La obra de Miguel Barrero plantea el interrogante de por qué un joven escritor de poco más de treinta años siente la necesidad de viajar a la tumba de Antonio Machado, al territorio en que el poeta, y con el la España vencida, sufrió la agonía de los últimos días.
Esa llamada hacia un lugar sobre el que hoy ya se ha reescrito una nueva realidad de veraneos plácidos que esconden en su subsuelo el hacinamiento de los republicanos y su indigna miseria, provoca evocación y reflexión.
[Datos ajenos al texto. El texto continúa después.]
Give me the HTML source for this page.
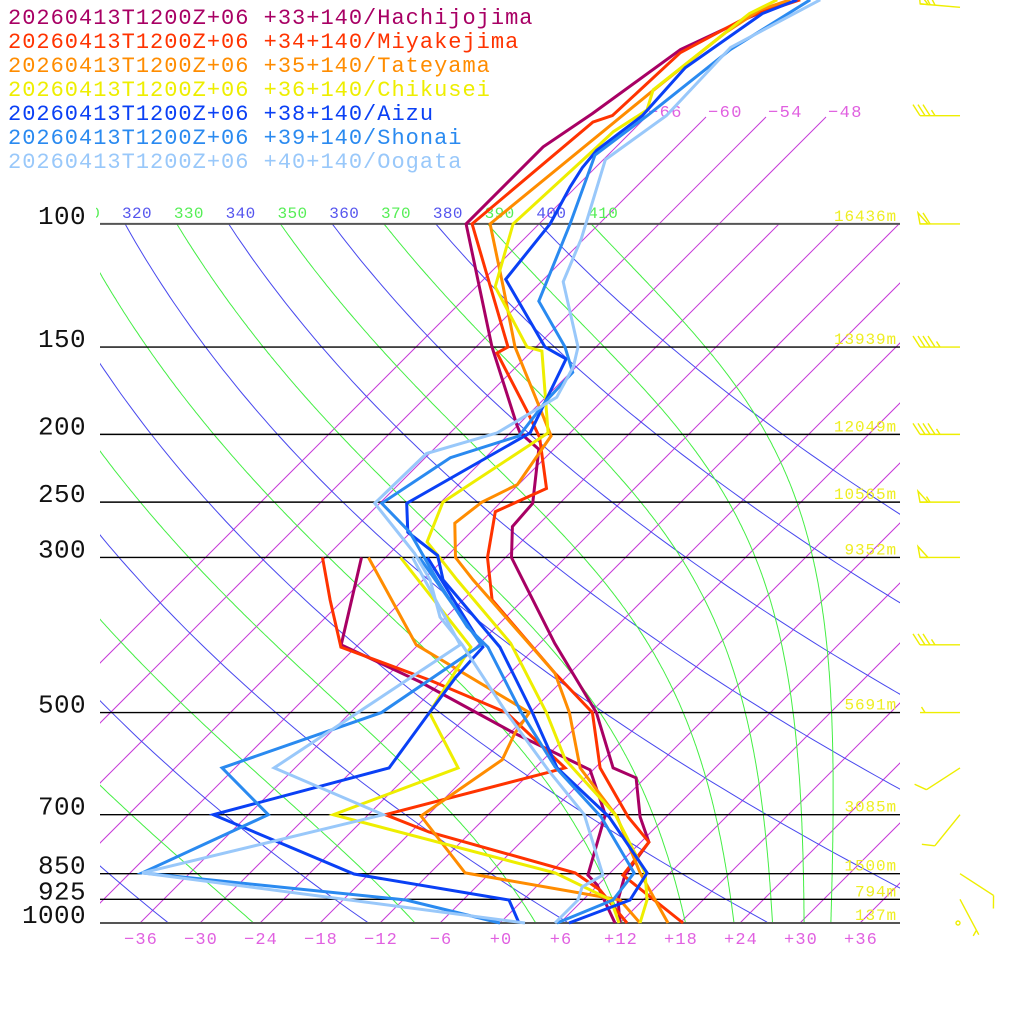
<!DOCTYPE html>
<html><head><meta charset="utf-8">
<style>
html,body{margin:0;padding:0;background:#fff}
svg{display:block}
text{font-family:"Liberation Mono","DejaVu Sans Mono",monospace}
</style></head>
<body>
<svg id="chart" width="1024" height="1024" viewBox="0 0 1024 1024">
<defs>
<clipPath id="plotClip"><rect x="100" y="224" width="800" height="699"/></clipPath>
<clipPath id="labelClip"><rect x="96" y="195" width="820" height="30"/></clipPath>
<clipPath id="pageClip"><rect x="0" y="0" width="1024" height="1024"/></clipPath>
</defs>
<rect x="0" y="0" width="1024" height="1024" fill="#fff"/>
<g id="grid" clip-path="url(#plotClip)"></g>
<g id="gridTop"></g>
<g id="hlines"></g>
<g id="labels"></g>
<g id="series" clip-path="url(#pageClip)"></g>
<g id="barbs"></g>
<g id="legend"></g>
</svg>
<script>
const NS = 'http://www.w3.org/2000/svg';

// ---- axis / grid data ----
const pressureLevels = [100, 150, 200, 250, 300, 500, 700, 850, 925, 1000];
const heightLabels = ['16436m', '13939m', '12049m', '10565m', '9352m', '5691m', '3085m', '1500m', '794m', '137m'];
const tempTicks = [-36, -30, -24, -18, -12, -6, 0, 6, 12, 18, 24, 30, 36];
const isoTemps = [-66, -60, -54, -48, -42, -36, -30, -24, -18, -12, -6, 0, 6, 12, 18, 24, 30, 36];
const isoTopLabels = [-66, -60, -54, -48];
const dryThetas = [240, 260, 280, 300, 320, 340, 360, 380, 400];
const moistThetas = [250, 270, 290, 310, 330, 350, 370, 390, 410];

// ---- stations ----
const stationNames = ['+33+140/Hachijojima', '+34+140/Miyakejima', '+35+140/Tateyama', '+36+140/Chikusei', '+38+140/Aizu', '+39+140/Shonai', '+40+140/Oogata'];
const stationColors = ['#a80064', '#ff3300', '#ff8c00', '#eeee00', '#0a40f5', '#2a8af0', '#99c8fa'];

// temperature profiles (hPa, degC)
const hachiP = [47.8, 50.6, 56.3, 69.5, 77.6, 100, 150, 194, 199, 210, 251, 271, 300, 398, 500, 600, 620, 705, 766, 854, 927, 1000];
const hachiT = [-63.3, -65.6, -69.3, -71.7, -73.3, -73.3, -58.4, -48.1, -47.0, -43.5, -38.7, -38.4, -35.4, -22.5, -11.4, -4.2, -0.9, 3.4, 6.8, 7.7, 9.5, 12.0];
const miyaP = [47.8, 50.6, 56.9, 70.0, 71.5, 100, 150, 153, 186, 202, 239, 258, 300, 345, 439, 500, 600, 705, 766, 854, 1000];
const miyaT = [-62.3, -65.9, -69.0, -69.5, -70.8, -72.7, -56.8, -57.3, -48.3, -44.6, -38.8, -41.6, -37.8, -33.1, -19.5, -11.8, -5.5, 2.2, 6.8, 7.5, 18.3];
const tateP = [47.8, 49.4, 53.3, 65.0, 100, 123, 150, 183, 201, 236, 250, 268, 300, 323, 439, 500, 600, 705, 848, 1000];
const tateT = [-63.3, -65.3, -66.5, -68.0, -70.9, -63.3, -56.1, -47.6, -43.6, -42.1, -43.9, -44.5, -41.0, -37.0, -19.5, -14.1, -7.5, 1.1, 9.0, 16.8];
const chikuP = [47.8, 50.0, 64.3, 68.7, 73.8, 77.6, 100, 123, 150, 152, 199, 250, 285, 300, 323, 398, 500, 584, 700, 848, 927, 1000];
const chikuT = [-64.6, -66.0, -68.0, -66.6, -67.8, -67.9, -68.6, -64.1, -54.9, -53.0, -44.2, -47.8, -45.4, -42.6, -38.6, -26.9, -16.4, -9.8, 0.7, 9.5, 12.4, 14.0];
const aizuP = [47.8, 50.0, 59.8, 70.0, 78.5, 83.1, 88.5, 100, 120, 150, 156, 199, 251, 276, 298, 323, 403, 500, 600, 705, 848, 927, 1000];
const aizuT = [-62.6, -64.7, -67.0, -66.5, -67.6, -67.3, -66.6, -64.9, -63.8, -53.1, -49.8, -46.0, -51.3, -48.3, -43.0, -40.0, -27.6, -17.8, -9.8, 0.3, 9.7, 10.7, 6.9];
const shonaiP = [47.8, 56.3, 70.0, 79.7, 100, 129, 150, 163, 179, 201, 216, 251, 276, 323, 377, 403, 500, 598, 705, 848, 927, 1000];
const shonaiT = [-61.3, -64.3, -66.0, -67.3, -62.9, -58.3, -51.1, -47.8, -47.6, -46.8, -51.5, -53.8, -48.1, -40.6, -32.9, -28.8, -18.9, -10.1, -0.5, 8.4, 9.0, 5.7];
const oogataP = [47.8, 55.9, 70.0, 80.9, 105, 121, 150, 160, 177, 199, 213, 251, 296, 323, 365, 400, 500, 604, 700, 854, 888, 927, 1000];
const oogataT = [-60.3, -64.5, -64.1, -65.8, -60.3, -57.8, -49.8, -48.3, -46.9, -49.3, -54.3, -54.5, -45.5, -41.3, -36.6, -31.6, -20.4, -10.5, -2.4, 5.5, 4.6, 5.5, 5.5];

// dewpoint profiles (hPa, degC)
const hachiDP = [300, 400, 452, 533, 604, 700, 854, 882, 1000];
const hachiTd = [-50.4, -43.7, -32.1, -17.9, -6.3, -0.3, 4.0, 5.9, 11.5];
const miyaDP = [300, 345, 403, 449, 500, 600, 610, 700, 741, 848, 897, 1000];
const miyaTd = [-54.3, -49.3, -43.5, -31.4, -20.4, -9.0, -10.4, -22.3, -16.2, 2.5, 6.7, 12.7];
const tateDP = [300, 400, 500, 535, 584, 703, 848, 927, 1000];
const tateTd = [-49.7, -36.2, -18.1, -17.5, -16.1, -18.6, -8.5, 9.7, 14.0];
const chikuDP = [300, 403, 500, 600, 700, 848, 927, 1000];
const chikuTd = [-46.5, -30.5, -28.1, -19.7, -27.5, 0.5, 8.8, 11.9];
const aizuDP = [300, 403, 445, 500, 600, 700, 851, 927, 1000];
const aizuTd = [-43.8, -29.3, -29.0, -28.1, -26.6, -39.5, -19.5, -1.4, 1.9];
const shonaiDP = [300, 400, 500, 600, 700, 848, 927, 1000];
const shonaiTd = [-44.6, -29.7, -32.9, -43.3, -34.0, -40.8, -11.7, 0.0];
const oogataDP = [300, 400, 600, 700, 848, 1000];
const oogataTd = [-45.3, -31.8, -38.1, -22.5, -40.8, 2.5];

// wind barbs (hPa, direction deg, speed kt)
const windP = [49, 70, 100, 150, 200, 250, 300, 400, 500, 600, 700, 850, 925, 1000];
const windDir = [275, 270, 270, 270, 270, 270, 270, 270, 270, 237, 219, 123, 152, 0];
const windSpd = [65, 35, 60, 45, 45, 55, 50, 35, 5, 10, 10, 10, 5, 0];

// ---- axis functions ----
function yP(p) { return 923 - 303.6 * Math.log(1000 / p); }
function xT(t, p) { return 500 + 10 * t + (923 - yP(p)); }

function mk(tag, attrs, parent) {
  const el = document.createElementNS(NS, tag);
  for (const k in attrs) el.setAttribute(k, attrs[k]);
  parent.appendChild(el);
  return el;
}
function txt(str, x, y, size, color, anchor, ls, parent) {
  const el = mk('text', {x: x, y: y, 'font-size': size, fill: color, 'text-anchor': anchor, 'letter-spacing': ls}, parent);
  el.textContent = str;
  return el;
}
const gGrid = document.getElementById('grid');
const gTop = document.getElementById('gridTop');
const gH = document.getElementById('hlines');
const gL = document.getElementById('labels');
const gS = document.getElementById('series');
const gB = document.getElementById('barbs');
const gLeg = document.getElementById('legend');

// isotherms
isoTemps.forEach(t => {
  const l = mk('line', {x1: xT(t, 1000), y1: yP(1000), x2: xT(t, 100), y2: yP(100), stroke: '#c63ad8', 'stroke-width': 1}, gGrid);
  
  
});
isoTopLabels.forEach(t => {
  const x0 = xT(t, 100), y0 = yP(100), y1 = 117;
  const l = mk('line', {x1: x0, y1: y0, x2: x0 + (y0 - y1), y2: y1, stroke: '#c63ad8', 'stroke-width': 1}, gTop);
  
  
  const tx = txt('\u2212' + Math.abs(t), x0 + (y0 - y1) + 2, 117, 17, '#e060e0', 'start', 1.4, gL);
  
  
});

function pathD(pts) { return pts.map((q, i) => (i ? 'L' : 'M') + q[0].toFixed(1) + ' ' + q[1].toFixed(1)).join(''); }
// dry adiabats
dryThetas.forEach(th => {
  const pts = [];
  for (let lp = Math.log(100); lp <= Math.log(1000) + 1e-9; lp += 0.02) {
    const p = Math.exp(lp);
    const t = th * Math.pow(p / 1000, 0.2857) - 273.15;
    pts.push([xT(t, p), yP(p)]);
  }
  const pa = mk('path', {d: pathD(pts), fill: 'none', stroke: '#4848ee', 'stroke-width': 1}, gGrid);
  
  
  const tl = txt(String(th), xT(th * Math.pow(0.1, 0.2857) - 273.15, 100) - 3, 218, 16, '#5555ee', 'start', 0.4, gL);
  tl.setAttribute('clip-path', 'url(#labelClip)');
  
  
});
// moist adiabats
moistThetas.forEach(th => {
  let T = th * Math.pow(0.1, 0.2857);
  const pts = [];
  const dl = 0.005;
  for (let lp = Math.log(100); lp <= Math.log(1000) + 1e-9; lp += dl) {
    const p = Math.exp(lp);
    pts.push([xT(T - 273.15, p), yP(p)]);
    const es = 6.112 * Math.exp(17.67 * (T - 273.15) / (T - 29.65));
    const rs = 0.622 * es / (p - es);
    const dT = (287 * T + 2.5e6 * rs) / (1005 + 2.5e6 * 2.5e6 * rs * 0.622 / (287 * T * T));
    T += dT * dl;
  }
  const pa = mk('path', {d: pathD(pts), fill: 'none', stroke: '#44ee44', 'stroke-width': 1}, gGrid);
  
  
  const tl = txt(String(th), xT(th * Math.pow(0.1, 0.2857) - 273.15, 100) - 3, 218, 16, '#55ee55', 'start', 0.4, gL);
  tl.setAttribute('clip-path', 'url(#labelClip)');
  
  
});

// pressure lines + labels + heights
pressureLevels.forEach((p, i) => {
  const edge = (p === 100 || p === 1000);
  const l = mk('line', {x1: 100, y1: yP(p), x2: 900, y2: yP(p), stroke: edge ? '#555' : '#000', 'stroke-width': edge ? 2 : 1.4}, gH);
  
  
  const pl = txt(String(p), 86, yP(p), 26, '#111', 'end', 0.4, gL);
  
  
  const hl = txt(heightLabels[i], 897, yP(p) - 3, 16, '#eeee22', 'end', 0.9, gL);
  
  
});
tempTicks.forEach(t => {
  const s = t < 0 ? '\u2212' + Math.abs(t) : '+' + t;
  const tl = txt(s, xT(t, 1000) + 1, 944, 17, '#e060e0', 'middle', 1.1, gL);
  
  
});

// soundings
const tempSeries = [[hachiP, hachiT], [miyaP, miyaT], [tateP, tateT], [chikuP, chikuT], [aizuP, aizuT], [shonaiP, shonaiT], [oogataP, oogataT]];
const dewSeries = [[hachiDP, hachiTd], [miyaDP, miyaTd], [tateDP, tateTd], [chikuDP, chikuTd], [aizuDP, aizuTd], [shonaiDP, shonaiTd], [oogataDP, oogataTd]];
for (let i = 0; i < 7; i++) {
  const [tp, tt] = tempSeries[i];
  const pa = mk('path', {d: pathD(tp.map((p, k) => [xT(tt[k], p), yP(p)])), fill: 'none', stroke: stationColors[i], 'stroke-width': 3, 'stroke-linejoin': 'miter'}, gS);
  
  
  const [dp, dt] = dewSeries[i];
  const pd = mk('path', {d: pathD(dp.map((p, k) => [xT(dt[k], p), yP(p)])), fill: 'none', stroke: stationColors[i], 'stroke-width': 3, 'stroke-linejoin': 'miter'}, gS);
  
  
}

// legend
stationNames.forEach((n, i) => {
  const t = txt('20260413T1200Z+06 ' + n, 8, 24 + 24 * i, 22, stationColors[i], 'start', 1.0, gLeg);
  
  
});

// wind barbs
windP.forEach((p, i) => {
  const y = yP(p), sx = 960;
  const g = mk('g', {stroke: '#eeee00', 'stroke-width': 1.4, fill: 'none'}, gB);
  
  
  if (windSpd[i] < 2.5) {
    mk('circle', {cx: sx - 2, cy: y, r: 2}, g);
    return;
  }
  const r = windDir[i] * Math.PI / 180;
  const u = [Math.sin(r), -Math.cos(r)];
  const pv = [-u[1], u[0]];
  const L = 40;
  const pt = d => [sx + u[0] * d, y + u[1] * d];
  const e = pt(L);
  mk('line', {x1: sx, y1: y, x2: e[0], y2: e[1]}, g);
  let rem = Math.round(windSpd[i] / 5) * 5;
  let pos = L;
  while (rem >= 50) {
    const a = pt(pos), b = pt(pos - 8), c = pt(pos + 2);
    mk('polygon', {points: a.join(',') + ' ' + b.join(',') + ' ' + (c[0] + pv[0] * 11) + ',' + (c[1] + pv[1] * 11)}, g);
    pos -= 10; rem -= 50;
  }
  while (rem >= 10) {
    const a = pt(pos), b = pt(pos + 7);
    mk('line', {x1: a[0], y1: a[1], x2: b[0] + pv[0] * 11, y2: b[1] + pv[1] * 11}, g);
    pos -= 5; rem -= 10;
  }
  if (rem >= 5) {
    if (pos === L) pos -= 5;
    const a = pt(pos), b = pt(pos + 3.5);
    mk('line', {x1: a[0], y1: a[1], x2: b[0] + pv[0] * 5.5, y2: b[1] + pv[1] * 5.5}, g);
  }
});
</script>
</body></html>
El sol estival que recibe al narrador en su viaje a ese destino turístico mediterráneo que son hoy Collioure o Argelès sur Mer, no logra colorear el blanco y negro de los paisajes rememorados por las fotografías, los anales bélicos y el testimonio muchas veces anónimo de los propios protagonistas de aquel infame corredor de la vergüenza que fue para nuestro país, para nuestra memoria, el paso fronterizo que atravesó, pocos días antes de su rendición vital, Antonio Machado.
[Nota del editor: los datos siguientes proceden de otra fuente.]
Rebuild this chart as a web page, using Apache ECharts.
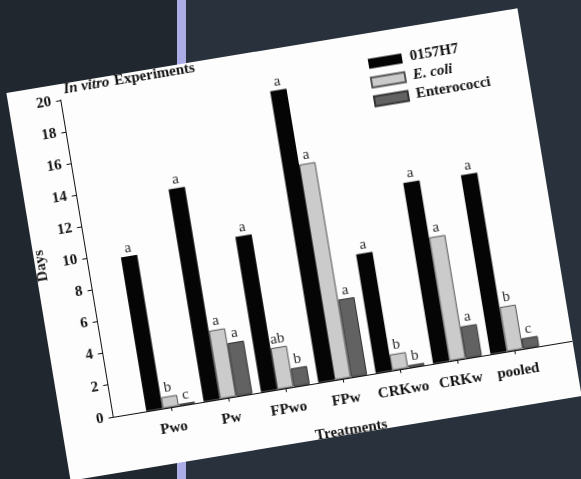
<!DOCTYPE html>
<html><head><meta charset="utf-8">
<script src="https://cdn.jsdelivr.net/npm/echarts@6/dist/echarts.min.js"></script>
<style>
html,body{margin:0;padding:0;width:581px;height:479px;overflow:hidden;background:#29323c;}
#bgL{position:absolute;left:0;top:0;width:177px;height:479px;background:#20272f;}
#strip{position:absolute;left:177px;top:0;width:9px;height:479px;background:#abace6;}
#paper{position:absolute;left:34.6px;top:48.4px;width:518px;height:393px;background:#fdfdfd;transform:rotate(-9.4deg);overflow:hidden;}
#chart{width:518px;height:393px;}
</style></head>
<body>
<div id="bgL"></div><div id="strip"></div>
<div id="paper"><div id="chart"></div></div>
<script>
const categories = ['Pwo','Pw','FPwo','FPw','CRKwo','CRKw','pooled'];
const seriesNames = ['0157H7','E. coli','Enterococci'];
const o157h7 = [9.7, 13.4, 9.8, 18.4, 7.5, 11.4, 11.3];
const eColi = [0.7, 4.3, 2.6, 13.6, 1.0, 7.8, 2.8];
const enterococci = [0.1, 3.35, 1.15, 4.9, 0.15, 2.0, 0.65];
const o157h7Letters = ['a','a','a','a','a','a','a'];
const eColiLetters = ['b','a','ab','a','b','a','b'];
const enterococciLetters = ['c','a','b','a','b','a','c'];
const yMin = 0, yMax = 20, yStep = 2;

const FONT = 'Liberation Serif';
const padCats = [''].concat(categories, ['']);
function pad(a){ return ['-'].concat(a, ['-']); }

function makeSeries(name, values, letters, color, border){
  return {
    name: name, type: 'bar', barWidth: 16.5, barGap: '0%',
    data: pad(values),
    itemStyle: {color: color, borderColor: border || color, borderWidth: border ? 1 : 0},
    label: {show: true, position: 'top', distance: 1, fontFamily: FONT, fontSize: 15, color: '#2a2a2a',
      formatter: function(p){ return letters[p.dataIndex - 1] || ''; }},
    emphasis: {disabled: true}
  };
}

const chart = echarts.init(document.getElementById('chart'), null, {renderer: 'canvas'});
chart.setOption({
  animation: false,
  backgroundColor: 'transparent',
  title: {
    text: '{i|In vitro} {b|Experiments}', left: 57, top: -3, padding: 0,
    textStyle: {rich: {
      i: {fontFamily: FONT, fontStyle: 'italic', fontWeight: 'bold', fontSize: 15, color: '#111'},
      b: {fontFamily: FONT, fontWeight: 'bold', fontSize: 15, color: '#111'}
    }}
  },
  legend: {
    orient: 'vertical', left: 361, top: 23, padding: 0,
    itemWidth: 34, itemHeight: 10, itemGap: 4, icon: 'rect', selectedMode: false,
    data: seriesNames,
    formatter: function(n){ return n === 'E. coli' ? '{i|' + n + '}' : '{b|' + n + '}'; },
    textStyle: {padding: [0,0,0,3], rich: {
      i: {fontFamily: FONT, fontStyle: 'italic', fontWeight: 'bold', fontSize: 15, color: '#111', lineHeight: 15},
      b: {fontFamily: FONT, fontWeight: 'bold', fontSize: 15, color: '#111', lineHeight: 15}
    }}
  },
  grid: {left: 52.7, top: 15.8, right: 0.2, bottom: 56.2, containLabel: false, outerBoundsMode: 'none'},
  xAxis: {
    type: 'category', data: padCats, boundaryGap: false,
    name: 'Treatments', nameLocation: 'middle', nameGap: 45,
    nameTextStyle: {fontFamily: FONT, fontWeight: 'bold', fontSize: 15, color: '#111'},
    axisLine: {show: true, lineStyle: {color: '#111', width: 1}},
    axisTick: {show: true, inside: false, length: 4, lineStyle: {color: '#111'},
      interval: function(i, v){ return v !== ''; }},
    axisLabel: {show: true, margin: 14, fontFamily: FONT, fontWeight: 'bold', fontSize: 15, color: '#111',
      interval: 0},
    splitLine: {show: false}
  },
  yAxis: {
    type: 'value', min: yMin, max: yMax, interval: yStep,
    name: 'Days', nameLocation: 'middle', nameGap: 39, nameRotate: 90,
    nameTextStyle: {fontFamily: FONT, fontWeight: 'bold', fontSize: 15, color: '#111'},
    axisLine: {show: true, lineStyle: {color: '#111', width: 1}},
    axisTick: {show: true, inside: false, length: 5, lineStyle: {color: '#111'}},
    axisLabel: {show: true, margin: 10, fontFamily: FONT, fontWeight: 'bold', fontSize: 15, color: '#111'},
    splitLine: {show: false}
  },
  series: [
    makeSeries(seriesNames[0], o157h7, o157h7Letters, '#050505', null),
    makeSeries(seriesNames[1], eColi, eColiLetters, '#cbcbcb', '#555'),
    makeSeries(seriesNames[2], enterococci, enterococciLetters, '#626262', '#333')
  ]
});
</script>
</body></html>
En la visita a la tumba del poeta, Miguel Barrero recuerda una conversación que, siendo aún casi un periodista debutante, mantuvo con Ángel González en 2002, quien no sólo había homenajeado a Machado en 1959 en el mismo Collioure con el resto de miembros de su generación literaria, sino que fue uno de los más profundos estudiosos de su obra. La propia suerte final de Machado le inspiró a Ángel González un poema con el título que ahora rememora esta novela; un poema, además, en el que se incluyen estos versos: “se paga con la muerte o con la vida, pero se paga siempre una derrota”, que de algún modo son el argumento mismo del libro de Barrero.
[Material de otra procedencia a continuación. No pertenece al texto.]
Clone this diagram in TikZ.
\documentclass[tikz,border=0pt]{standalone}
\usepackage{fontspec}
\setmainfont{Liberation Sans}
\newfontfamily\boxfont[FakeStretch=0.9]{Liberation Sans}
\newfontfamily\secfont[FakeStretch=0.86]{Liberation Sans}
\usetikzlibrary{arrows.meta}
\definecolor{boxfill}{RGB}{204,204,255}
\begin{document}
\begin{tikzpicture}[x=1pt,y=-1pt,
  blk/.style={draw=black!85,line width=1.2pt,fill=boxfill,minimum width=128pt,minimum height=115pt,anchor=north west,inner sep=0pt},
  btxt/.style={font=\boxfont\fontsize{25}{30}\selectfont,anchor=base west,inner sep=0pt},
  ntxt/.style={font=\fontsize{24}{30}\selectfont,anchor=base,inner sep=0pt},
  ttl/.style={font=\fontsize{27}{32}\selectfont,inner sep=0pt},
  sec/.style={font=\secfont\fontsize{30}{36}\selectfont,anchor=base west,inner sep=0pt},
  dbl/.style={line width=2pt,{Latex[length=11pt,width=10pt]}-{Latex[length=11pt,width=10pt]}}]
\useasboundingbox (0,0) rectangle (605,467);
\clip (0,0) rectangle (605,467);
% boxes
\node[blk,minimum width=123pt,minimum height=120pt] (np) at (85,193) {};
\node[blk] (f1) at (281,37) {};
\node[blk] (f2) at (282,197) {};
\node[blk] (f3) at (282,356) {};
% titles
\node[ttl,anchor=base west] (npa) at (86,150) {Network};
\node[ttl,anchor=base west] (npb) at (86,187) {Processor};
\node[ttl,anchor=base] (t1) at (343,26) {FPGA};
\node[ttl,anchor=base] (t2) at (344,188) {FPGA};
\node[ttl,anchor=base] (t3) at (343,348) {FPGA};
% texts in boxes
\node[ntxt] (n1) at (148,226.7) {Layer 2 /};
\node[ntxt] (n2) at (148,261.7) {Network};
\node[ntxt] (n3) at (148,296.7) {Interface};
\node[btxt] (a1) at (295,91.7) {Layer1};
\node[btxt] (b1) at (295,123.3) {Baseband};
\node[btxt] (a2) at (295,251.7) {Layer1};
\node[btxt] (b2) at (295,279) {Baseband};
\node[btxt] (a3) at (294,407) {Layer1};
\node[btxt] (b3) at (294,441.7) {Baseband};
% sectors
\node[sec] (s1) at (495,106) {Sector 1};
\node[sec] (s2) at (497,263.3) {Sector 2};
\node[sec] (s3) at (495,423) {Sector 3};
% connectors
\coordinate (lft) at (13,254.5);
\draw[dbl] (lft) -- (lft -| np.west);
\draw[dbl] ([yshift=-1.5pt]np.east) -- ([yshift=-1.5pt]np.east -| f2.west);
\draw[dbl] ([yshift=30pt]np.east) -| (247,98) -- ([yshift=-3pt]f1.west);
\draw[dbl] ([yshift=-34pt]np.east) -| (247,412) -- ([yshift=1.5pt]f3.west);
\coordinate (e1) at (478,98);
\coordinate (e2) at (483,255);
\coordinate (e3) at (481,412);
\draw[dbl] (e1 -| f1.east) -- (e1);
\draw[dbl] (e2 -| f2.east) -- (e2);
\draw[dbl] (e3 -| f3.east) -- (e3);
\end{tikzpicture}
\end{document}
Quizás quien lea Camposanto en Collioure se pregunte sobre el género de lo escrito: el mismo autor ha explicado en alguna ocasión que su relato puede y debe ser considerado una novela, puesto que con esa intención fue escrito (una intención quizás, excluyente, pero firme, como fue la de no hacer un diario de viajes, ni un tratado literario ni una suerte de reflexión político-literaria). Y una novela caracterizada, al tiempo, por la permanente presencia del narrador —personaje real que cavila sobre el viaje que lo llevó a Collioure, sobre las circunstancias que hicieron de aquel territorio pasillo de exilio, campo de concentración o tumba, imán para una conciencia, la del propio Barrero, ya lejana de aquel tiempo, pero aún heredera de todo su desarraigo por una afinidad sobre la que indaga explicación—; una novela a la que ese yo constante otorga, si cabe, una mayor credibilidad a cuanto se va relatando, expuesto con una sinceridad en la que se equilibran de modo admirable emoción (en la alusión piadosa a la pequeñas historias de los vencidos) y reflexión (al aplicar un necesario filtro a lo que se hizo de la república durante la guerra a través de la mención de Orwell).
Un libro, en fin, que se constituye com un relato de frontera, de lugar de paso, de exilio, de afirmación de identidades proscritas, de desarraigos: el de quienes huyeron de la derrota en la guerra civil española y el de los que, no sin incertidumbre, la atravesaron, como Walter Benjamin, huyendo del holocausto judío.
La frontera como absurdo límite de la libertad y espejo sucesivo de persecuciones no muy diferentes: finalmente Machado y Benjamin murieron muy cerca, pero cada uno a un lado distinto de la frontera. La sinrazón de la barbarie, la memoria que debe ser conservada, visitada, excavada, como hace esta narración de Barrero que hurga bajo la luz de agosto la tiniebla del invierno de una guerra.
Camposanto en Collioure, fue Premio Internacional de Literatura de 2015 de la Fundación Antonio Machado.